COLLECTED DATA:

···

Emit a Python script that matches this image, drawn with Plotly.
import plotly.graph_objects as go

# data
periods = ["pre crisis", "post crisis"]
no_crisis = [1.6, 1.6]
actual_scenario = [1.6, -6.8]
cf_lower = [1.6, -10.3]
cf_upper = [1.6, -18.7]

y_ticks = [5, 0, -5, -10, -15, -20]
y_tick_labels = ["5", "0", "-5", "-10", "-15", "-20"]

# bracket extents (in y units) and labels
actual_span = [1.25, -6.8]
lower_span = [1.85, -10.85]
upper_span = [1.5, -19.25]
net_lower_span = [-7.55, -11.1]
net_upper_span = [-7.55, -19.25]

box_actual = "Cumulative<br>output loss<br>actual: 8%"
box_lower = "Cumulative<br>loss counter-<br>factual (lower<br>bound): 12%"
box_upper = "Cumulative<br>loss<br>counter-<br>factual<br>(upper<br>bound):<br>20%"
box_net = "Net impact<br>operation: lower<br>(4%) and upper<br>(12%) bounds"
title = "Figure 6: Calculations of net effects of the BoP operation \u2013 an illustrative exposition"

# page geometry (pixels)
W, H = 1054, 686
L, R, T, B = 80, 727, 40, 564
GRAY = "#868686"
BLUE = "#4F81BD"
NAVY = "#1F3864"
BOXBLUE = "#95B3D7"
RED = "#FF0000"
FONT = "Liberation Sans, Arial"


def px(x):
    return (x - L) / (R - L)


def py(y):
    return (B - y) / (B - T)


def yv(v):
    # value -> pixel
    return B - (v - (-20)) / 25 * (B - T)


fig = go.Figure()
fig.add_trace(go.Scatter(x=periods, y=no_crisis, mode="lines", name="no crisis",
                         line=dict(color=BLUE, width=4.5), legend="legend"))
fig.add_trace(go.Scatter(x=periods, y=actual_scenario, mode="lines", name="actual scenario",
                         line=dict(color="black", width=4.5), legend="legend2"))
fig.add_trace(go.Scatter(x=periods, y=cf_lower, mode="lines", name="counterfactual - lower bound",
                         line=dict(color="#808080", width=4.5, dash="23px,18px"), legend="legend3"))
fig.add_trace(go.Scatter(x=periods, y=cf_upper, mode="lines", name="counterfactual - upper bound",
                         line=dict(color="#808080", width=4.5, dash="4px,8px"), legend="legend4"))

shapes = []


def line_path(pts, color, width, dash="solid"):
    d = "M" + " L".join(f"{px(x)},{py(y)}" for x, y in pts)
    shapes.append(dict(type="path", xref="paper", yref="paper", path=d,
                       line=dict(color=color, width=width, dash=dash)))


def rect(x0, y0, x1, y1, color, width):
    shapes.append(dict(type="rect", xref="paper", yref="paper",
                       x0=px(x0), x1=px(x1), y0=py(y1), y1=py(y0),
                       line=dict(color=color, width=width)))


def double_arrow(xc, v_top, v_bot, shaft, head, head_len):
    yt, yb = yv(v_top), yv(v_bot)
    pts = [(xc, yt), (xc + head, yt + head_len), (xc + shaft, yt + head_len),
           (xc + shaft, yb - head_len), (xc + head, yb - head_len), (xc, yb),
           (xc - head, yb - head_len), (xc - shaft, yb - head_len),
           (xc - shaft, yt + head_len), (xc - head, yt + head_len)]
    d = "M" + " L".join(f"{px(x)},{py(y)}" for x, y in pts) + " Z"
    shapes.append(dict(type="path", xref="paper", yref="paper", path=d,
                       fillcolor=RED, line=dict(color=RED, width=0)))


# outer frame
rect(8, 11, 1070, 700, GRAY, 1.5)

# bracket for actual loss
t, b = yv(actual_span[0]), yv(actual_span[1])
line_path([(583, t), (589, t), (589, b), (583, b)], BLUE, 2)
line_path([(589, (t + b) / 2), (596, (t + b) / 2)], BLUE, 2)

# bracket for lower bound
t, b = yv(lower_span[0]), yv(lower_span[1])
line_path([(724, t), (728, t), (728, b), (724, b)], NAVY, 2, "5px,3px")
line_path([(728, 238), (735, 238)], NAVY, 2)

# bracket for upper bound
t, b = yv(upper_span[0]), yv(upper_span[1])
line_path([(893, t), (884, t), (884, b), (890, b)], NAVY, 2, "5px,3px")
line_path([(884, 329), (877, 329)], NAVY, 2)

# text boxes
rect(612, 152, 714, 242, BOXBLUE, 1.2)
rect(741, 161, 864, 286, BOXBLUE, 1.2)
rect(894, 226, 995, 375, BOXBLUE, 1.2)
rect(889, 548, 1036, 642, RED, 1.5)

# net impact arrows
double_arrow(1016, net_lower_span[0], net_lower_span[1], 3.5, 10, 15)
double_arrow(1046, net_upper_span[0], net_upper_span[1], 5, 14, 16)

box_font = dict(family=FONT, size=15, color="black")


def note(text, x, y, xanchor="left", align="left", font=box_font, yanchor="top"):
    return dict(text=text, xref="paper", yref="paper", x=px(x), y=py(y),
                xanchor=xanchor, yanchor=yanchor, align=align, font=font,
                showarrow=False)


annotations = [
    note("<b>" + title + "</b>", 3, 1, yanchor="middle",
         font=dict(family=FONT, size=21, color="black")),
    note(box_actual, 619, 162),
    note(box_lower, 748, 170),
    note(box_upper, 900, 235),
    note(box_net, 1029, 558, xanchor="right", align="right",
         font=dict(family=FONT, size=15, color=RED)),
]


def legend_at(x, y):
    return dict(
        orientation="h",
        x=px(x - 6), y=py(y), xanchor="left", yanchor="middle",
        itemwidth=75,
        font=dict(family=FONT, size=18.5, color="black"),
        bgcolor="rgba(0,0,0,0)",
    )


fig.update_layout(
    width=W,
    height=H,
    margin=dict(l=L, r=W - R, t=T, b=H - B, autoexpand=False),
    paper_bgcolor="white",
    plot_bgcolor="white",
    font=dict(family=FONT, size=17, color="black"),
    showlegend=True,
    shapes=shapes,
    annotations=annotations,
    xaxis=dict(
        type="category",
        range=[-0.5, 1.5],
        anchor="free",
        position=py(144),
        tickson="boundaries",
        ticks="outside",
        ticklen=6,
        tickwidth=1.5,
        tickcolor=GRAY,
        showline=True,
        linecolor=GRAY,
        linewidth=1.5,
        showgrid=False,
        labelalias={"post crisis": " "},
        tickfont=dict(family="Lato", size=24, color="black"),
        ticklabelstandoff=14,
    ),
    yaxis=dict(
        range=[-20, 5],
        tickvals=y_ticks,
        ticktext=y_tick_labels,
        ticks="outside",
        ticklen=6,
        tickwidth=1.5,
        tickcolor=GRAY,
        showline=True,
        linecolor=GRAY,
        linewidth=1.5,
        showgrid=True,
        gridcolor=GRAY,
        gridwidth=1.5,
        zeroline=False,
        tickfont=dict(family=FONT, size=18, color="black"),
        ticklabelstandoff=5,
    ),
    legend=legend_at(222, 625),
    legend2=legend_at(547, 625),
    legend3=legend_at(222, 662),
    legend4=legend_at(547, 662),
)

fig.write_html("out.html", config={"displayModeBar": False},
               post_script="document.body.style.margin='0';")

···

WHAT YOU SHOULD DO:
Write out all the data again, exactly as it appears.

THE OUTPUT:
Emit a Python script that matches this image, drawn with Plotly.
import plotly.graph_objects as go

# data
periods = ["pre crisis", "post crisis"]
no_crisis = [1.6, 1.6]
actual_scenario = [1.6, -6.8]
cf_lower = [1.6, -10.3]
cf_upper = [1.6, -18.7]

y_ticks = [5, 0, -5, -10, -15, -20]
y_tick_labels = ["5", "0", "-5", "-10", "-15", "-20"]

# bracket extents (in y units) and labels
actual_span = [1.25, -6.8]
lower_span = [1.85, -10.85]
upper_span = [1.5, -19.25]
net_lower_span = [-7.55, -11.1]
net_upper_span = [-7.55, -19.25]

box_actual = "Cumulative<br>output loss<br>actual: 8%"
box_lower = "Cumulative<br>loss counter-<br>factual (lower<br>bound): 12%"
box_upper = "Cumulative<br>loss<br>counter-<br>factual<br>(upper<br>bound):<br>20%"
box_net = "Net impact<br>operation: lower<br>(4%) and upper<br>(12%) bounds"
title = "Figure 6: Calculations of net effects of the BoP operation \u2013 an illustrative exposition"

# page geometry (pixels)
W, H = 1054, 686
L, R, T, B = 80, 727, 40, 564
GRAY = "#868686"
BLUE = "#4F81BD"
NAVY = "#1F3864"
BOXBLUE = "#95B3D7"
RED = "#FF0000"
FONT = "Liberation Sans, Arial"


def px(x):
    return (x - L) / (R - L)


def py(y):
    return (B - y) / (B - T)


def yv(v):
    # value -> pixel
    return B - (v - (-20)) / 25 * (B - T)


fig = go.Figure()
fig.add_trace(go.Scatter(x=periods, y=no_crisis, mode="lines", name="no crisis",
                         line=dict(color=BLUE, width=4.5), legend="legend"))
fig.add_trace(go.Scatter(x=periods, y=actual_scenario, mode="lines", name="actual scenario",
                         line=dict(color="black", width=4.5), legend="legend2"))
fig.add_trace(go.Scatter(x=periods, y=cf_lower, mode="lines", name="counterfactual - lower bound",
                         line=dict(color="#808080", width=4.5, dash="23px,18px"), legend="legend3"))
fig.add_trace(go.Scatter(x=periods, y=cf_upper, mode="lines", name="counterfactual - upper bound",
                         line=dict(color="#808080", width=4.5, dash="4px,8px"), legend="legend4"))

shapes = []


def line_path(pts, color, width, dash="solid"):
    d = "M" + " L".join(f"{px(x)},{py(y)}" for x, y in pts)
    shapes.append(dict(type="path", xref="paper", yref="paper", path=d,
                       line=dict(color=color, width=width, dash=dash)))


def rect(x0, y0, x1, y1, color, width):
    shapes.append(dict(type="rect", xref="paper", yref="paper",
                       x0=px(x0), x1=px(x1), y0=py(y1), y1=py(y0),
                       line=dict(color=color, width=width)))


def double_arrow(xc, v_top, v_bot, shaft, head, head_len):
    yt, yb = yv(v_top), yv(v_bot)
    pts = [(xc, yt), (xc + head, yt + head_len), (xc + shaft, yt + head_len),
           (xc + shaft, yb - head_len), (xc + head, yb - head_len), (xc, yb),
           (xc - head, yb - head_len), (xc - shaft, yb - head_len),
           (xc - shaft, yt + head_len), (xc - head, yt + head_len)]
    d = "M" + " L".join(f"{px(x)},{py(y)}" for x, y in pts) + " Z"
    shapes.append(dict(type="path", xref="paper", yref="paper", path=d,
                       fillcolor=RED, line=dict(color=RED, width=0)))


# outer frame
rect(8, 11, 1070, 700, GRAY, 1.5)

# bracket for actual loss
t, b = yv(actual_span[0]), yv(actual_span[1])
line_path([(583, t), (589, t), (589, b), (583, b)], BLUE, 2)
line_path([(589, (t + b) / 2), (596, (t + b) / 2)], BLUE, 2)

# bracket for lower bound
t, b = yv(lower_span[0]), yv(lower_span[1])
line_path([(724, t), (728, t), (728, b), (724, b)], NAVY, 2, "5px,3px")
line_path([(728, 238), (735, 238)], NAVY, 2)

# bracket for upper bound
t, b = yv(upper_span[0]), yv(upper_span[1])
line_path([(893, t), (884, t), (884, b), (890, b)], NAVY, 2, "5px,3px")
line_path([(884, 329), (877, 329)], NAVY, 2)

# text boxes
rect(612, 152, 714, 242, BOXBLUE, 1.2)
rect(741, 161, 864, 286, BOXBLUE, 1.2)
rect(894, 226, 995, 375, BOXBLUE, 1.2)
rect(889, 548, 1036, 642, RED, 1.5)

# net impact arrows
double_arrow(1016, net_lower_span[0], net_lower_span[1], 3.5, 10, 15)
double_arrow(1046, net_upper_span[0], net_upper_span[1], 5, 14, 16)

box_font = dict(family=FONT, size=15, color="black")


def note(text, x, y, xanchor="left", align="left", font=box_font, yanchor="top"):
    return dict(text=text, xref="paper", yref="paper", x=px(x), y=py(y),
                xanchor=xanchor, yanchor=yanchor, align=align, font=font,
                showarrow=False)


annotations = [
    note("<b>" + title + "</b>", 3, 1, yanchor="middle",
         font=dict(family=FONT, size=21, color="black")),
    note(box_actual, 619, 162),
    note(box_lower, 748, 170),
    note(box_upper, 900, 235),
    note(box_net, 1029, 558, xanchor="right", align="right",
         font=dict(family=FONT, size=15, color=RED)),
]


def legend_at(x, y):
    return dict(
        orientation="h",
        x=px(x - 6), y=py(y), xanchor="left", yanchor="middle",
        itemwidth=75,
        font=dict(family=FONT, size=18.5, color="black"),
        bgcolor="rgba(0,0,0,0)",
    )


fig.update_layout(
    width=W,
    height=H,
    margin=dict(l=L, r=W - R, t=T, b=H - B, autoexpand=False),
    paper_bgcolor="white",
    plot_bgcolor="white",
    font=dict(family=FONT, size=17, color="black"),
    showlegend=True,
    shapes=shapes,
    annotations=annotations,
    xaxis=dict(
        type="category",
        range=[-0.5, 1.5],
        anchor="free",
        position=py(144),
        tickson="boundaries",
        ticks="outside",
        ticklen=6,
        tickwidth=1.5,
        tickcolor=GRAY,
        showline=True,
        linecolor=GRAY,
        linewidth=1.5,
        showgrid=False,
        labelalias={"post crisis": " "},
        tickfont=dict(family="Lato", size=24, color="black"),
        ticklabelstandoff=14,
    ),
    yaxis=dict(
        range=[-20, 5],
        tickvals=y_ticks,
        ticktext=y_tick_labels,
        ticks="outside",
        ticklen=6,
        tickwidth=1.5,
        tickcolor=GRAY,
        showline=True,
        linecolor=GRAY,
        linewidth=1.5,
        showgrid=True,
        gridcolor=GRAY,
        gridwidth=1.5,
        zeroline=False,
        tickfont=dict(family=FONT, size=18, color="black"),
        ticklabelstandoff=5,
    ),
    legend=legend_at(222, 625),
    legend2=legend_at(547, 625),
    legend3=legend_at(222, 662),
    legend4=legend_at(547, 662),
)

fig.write_html("out.html", config={"displayModeBar": False},
               post_script="document.body.style.margin='0';")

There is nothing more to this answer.